The meeting, which drew delegates from nearly 180 countries, is the fifth and final UN session this year to lay ground for December's Climate Change Conference in Copenhagen.
That upcoming meeting is tasked with reaching a new deal on climate change to replace the Kyoto Protocol, the existing binding deal fighting global warming that expires in 2012.
At the opening ceremony of the meeting, Yvo de Boer, the UN climate chief, noted that the fourth UN climate change talks held in Bangkok saw "increasing convergence, streamlining of text and narrowing down of options."
"The good work begun in Bangkok needs to be continued here in Barcelona, especially with regard to preparing the ground for prompt implementation now and up to 2012," he said.
The UN official said developing countries need urgent assistance in climate change abatement. He said that a successful agreed outcome also means clarity on long-term financing and prompt start-up financing at Copenhagen to unleash urgent action in developing countries.
At the same occasion, Connie Hedegaard, the Danish minister of climate and energy, emphasized the importance of sealing a deal in Copenhagen, saying "the world is watching. The world is waiting."
"Our ambition must be not to accept a compromise that comes short of what science has told us in clear and compelling terms: Not to accept some short political statement or hollow declaration," she said.

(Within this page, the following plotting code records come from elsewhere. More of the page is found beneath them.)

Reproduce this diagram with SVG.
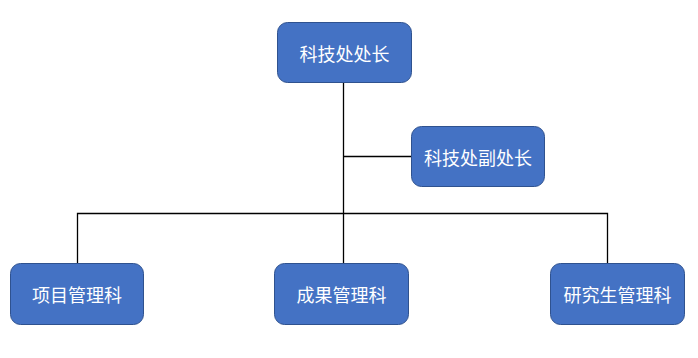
<svg xmlns="http://www.w3.org/2000/svg" width="698" height="358" viewBox="0 0 698 358">
<style>
.box{fill:#4472C4;stroke:#2F528F;stroke-width:1}
.lbl{fill:#FFFFFF;font-family:"Noto Sans CJK SC","Liberation Sans",sans-serif;font-size:18px;text-anchor:middle;dominant-baseline:central}
.ln{stroke:#000000;stroke-width:1.3;fill:none}
</style>
<rect width="698" height="358" fill="#FFFFFF"/>
<g id="connectors">
<line class="ln" x1="343.5" y1="82" x2="343.5" y2="263"/>
<line class="ln" x1="343.5" y1="156.5" x2="412" y2="156.5"/>
<polyline class="ln" points="77.5,263 77.5,213.5 607.5,213.5 607.5,263"/>
</g>
<g id="n-chief"><rect class="box" x="277.5" y="22.5" width="134" height="60" rx="10"/><text class="lbl" x="344.5" y="52.5">科技处处长</text></g>
<g id="n-deputy"><rect class="box" x="411.5" y="126.5" width="133" height="60" rx="10"/><text class="lbl" x="478" y="156.5">科技处副处长</text></g>
<g id="n-project"><rect class="box" x="10.5" y="263.5" width="133" height="61" rx="10"/><text class="lbl" x="77" y="294">项目管理科</text></g>
<g id="n-result"><rect class="box" x="274.5" y="263.5" width="134" height="61" rx="10"/><text class="lbl" x="341.5" y="294">成果管理科</text></g>
<g id="n-grad"><rect class="box" x="550.5" y="263.5" width="134" height="61" rx="10"/><text class="lbl" x="617.5" y="294">研究生管理科</text></g>
</svg>
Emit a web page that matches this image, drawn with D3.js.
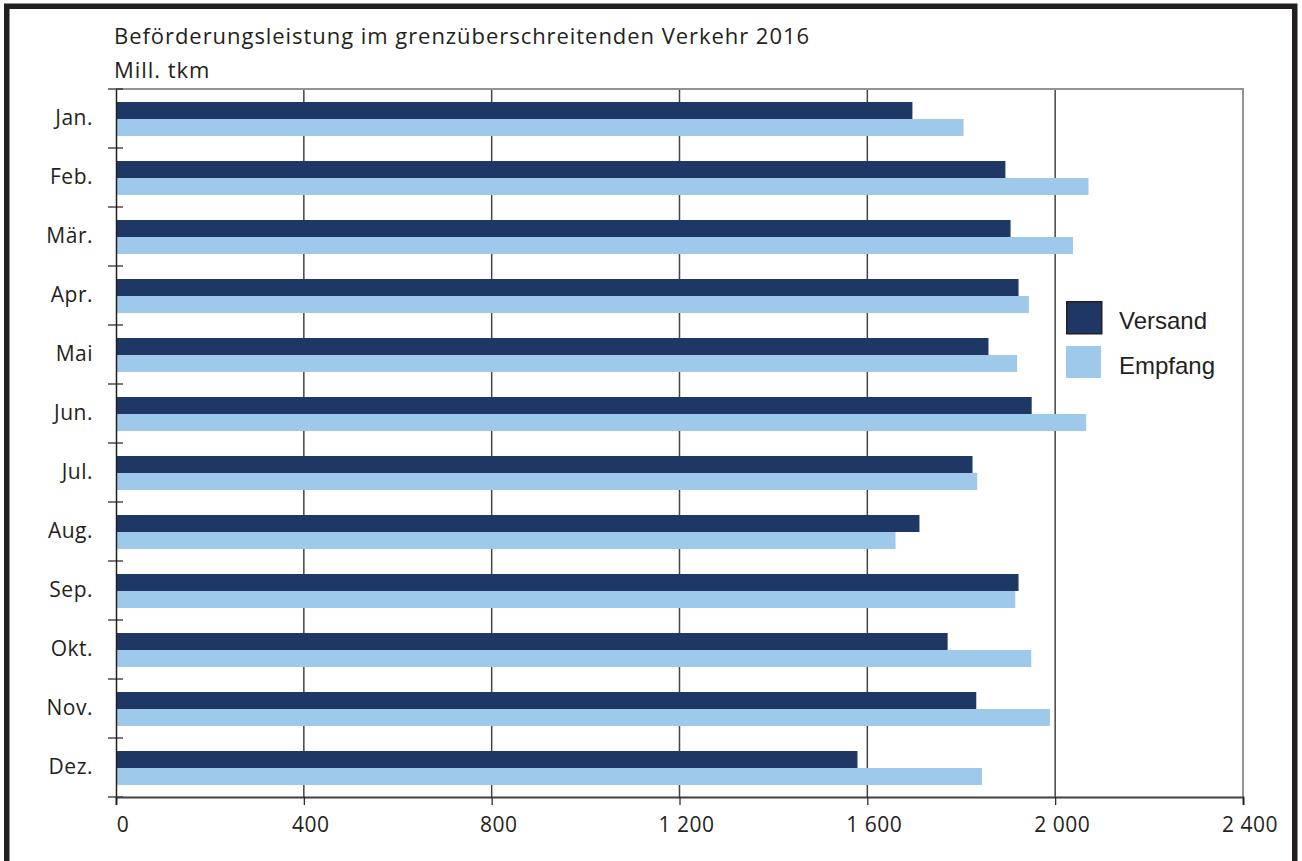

Spanish Deputy Prime Minister Maria Teresa Fernandez de la Vegaurged both developed and developing countries to join efforts because climate change was the biggest challenge facing mankind and no one can act unilaterally.
"We have resources and means and there are no reason for failure," she said.
During the five-day meeting in Barcelona, about 4000 negotiators and observers will try to draw up a text that will hopefully lead to a final agreement in Copenhagen.
Among the difficulties faced are those of to what levels greenhouse gases should be cut and how much funding developed countries should offer to help developing countries mitigate and adapt to the impact of climate change.